==== Dataset section ====
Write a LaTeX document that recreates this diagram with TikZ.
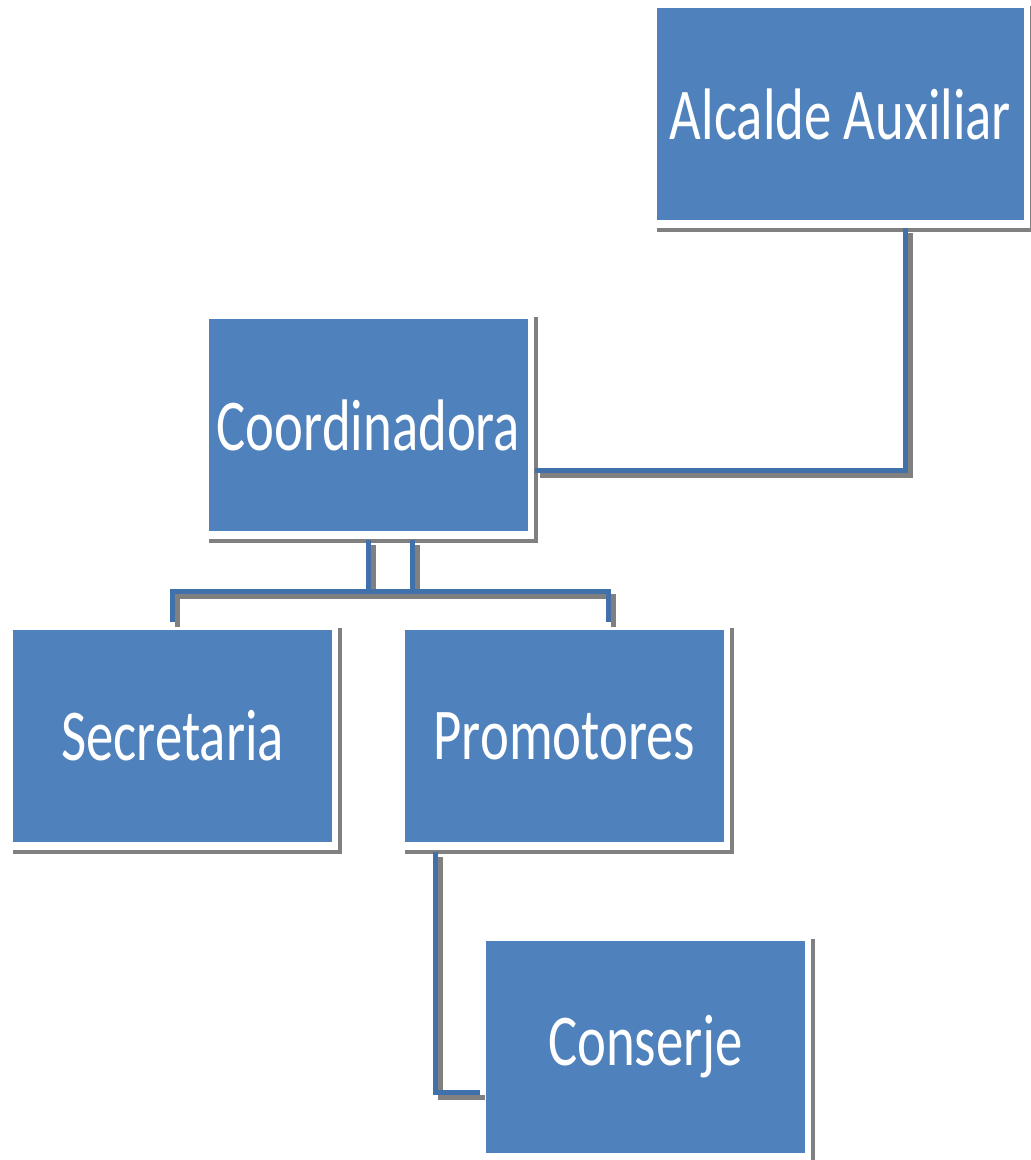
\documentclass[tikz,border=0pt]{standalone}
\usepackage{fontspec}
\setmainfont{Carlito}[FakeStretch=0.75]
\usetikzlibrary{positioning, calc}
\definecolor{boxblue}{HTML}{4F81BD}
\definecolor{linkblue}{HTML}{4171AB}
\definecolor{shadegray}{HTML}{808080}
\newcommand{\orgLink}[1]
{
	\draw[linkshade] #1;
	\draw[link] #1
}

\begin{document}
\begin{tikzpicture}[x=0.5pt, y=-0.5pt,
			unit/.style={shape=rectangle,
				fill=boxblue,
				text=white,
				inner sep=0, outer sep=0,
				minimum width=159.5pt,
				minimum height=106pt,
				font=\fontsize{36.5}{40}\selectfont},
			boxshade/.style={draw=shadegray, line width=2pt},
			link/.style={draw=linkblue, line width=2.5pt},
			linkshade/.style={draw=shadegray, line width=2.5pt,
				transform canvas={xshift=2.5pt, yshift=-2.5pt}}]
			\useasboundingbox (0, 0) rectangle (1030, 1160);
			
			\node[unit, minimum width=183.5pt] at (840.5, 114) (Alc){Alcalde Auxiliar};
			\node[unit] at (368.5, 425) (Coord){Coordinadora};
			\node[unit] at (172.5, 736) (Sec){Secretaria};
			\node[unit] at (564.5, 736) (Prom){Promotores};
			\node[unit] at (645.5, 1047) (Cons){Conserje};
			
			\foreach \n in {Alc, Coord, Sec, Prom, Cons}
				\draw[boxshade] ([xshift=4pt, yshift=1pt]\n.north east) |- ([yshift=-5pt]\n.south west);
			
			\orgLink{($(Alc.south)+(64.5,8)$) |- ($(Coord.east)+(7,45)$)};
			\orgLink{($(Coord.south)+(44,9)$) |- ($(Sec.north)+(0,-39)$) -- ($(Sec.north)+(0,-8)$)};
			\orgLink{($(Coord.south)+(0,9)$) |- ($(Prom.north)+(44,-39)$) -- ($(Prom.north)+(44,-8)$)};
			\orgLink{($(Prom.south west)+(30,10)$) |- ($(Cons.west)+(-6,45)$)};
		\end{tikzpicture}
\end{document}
====
#### Exercise
From the first line of the material down to the line containing "rectangle (1030, 1160);", inclusive, return each line exactly, skipping any picture.

#### Correct output
Write a LaTeX document that recreates this diagram with TikZ.
\documentclass[tikz,border=0pt]{standalone}
\usepackage{fontspec}
\setmainfont{Carlito}[FakeStretch=0.75]
\usetikzlibrary{positioning, calc}
\definecolor{boxblue}{HTML}{4F81BD}
\definecolor{linkblue}{HTML}{4171AB}
\definecolor{shadegray}{HTML}{808080}
\newcommand{\orgLink}[1]
{
	\draw[linkshade] #1;
	\draw[link] #1
}

\begin{document}
\begin{tikzpicture}[x=0.5pt, y=-0.5pt,
			unit/.style={shape=rectangle,
				fill=boxblue,
				text=white,
				inner sep=0, outer sep=0,
				minimum width=159.5pt,
				minimum height=106pt,
				font=\fontsize{36.5}{40}\selectfont},
			boxshade/.style={draw=shadegray, line width=2pt},
			link/.style={draw=linkblue, line width=2.5pt},
			linkshade/.style={draw=shadegray, line width=2.5pt,
				transform canvas={xshift=2.5pt, yshift=-2.5pt}}]
			\useasboundingbox (0, 0) rectangle (1030, 1160);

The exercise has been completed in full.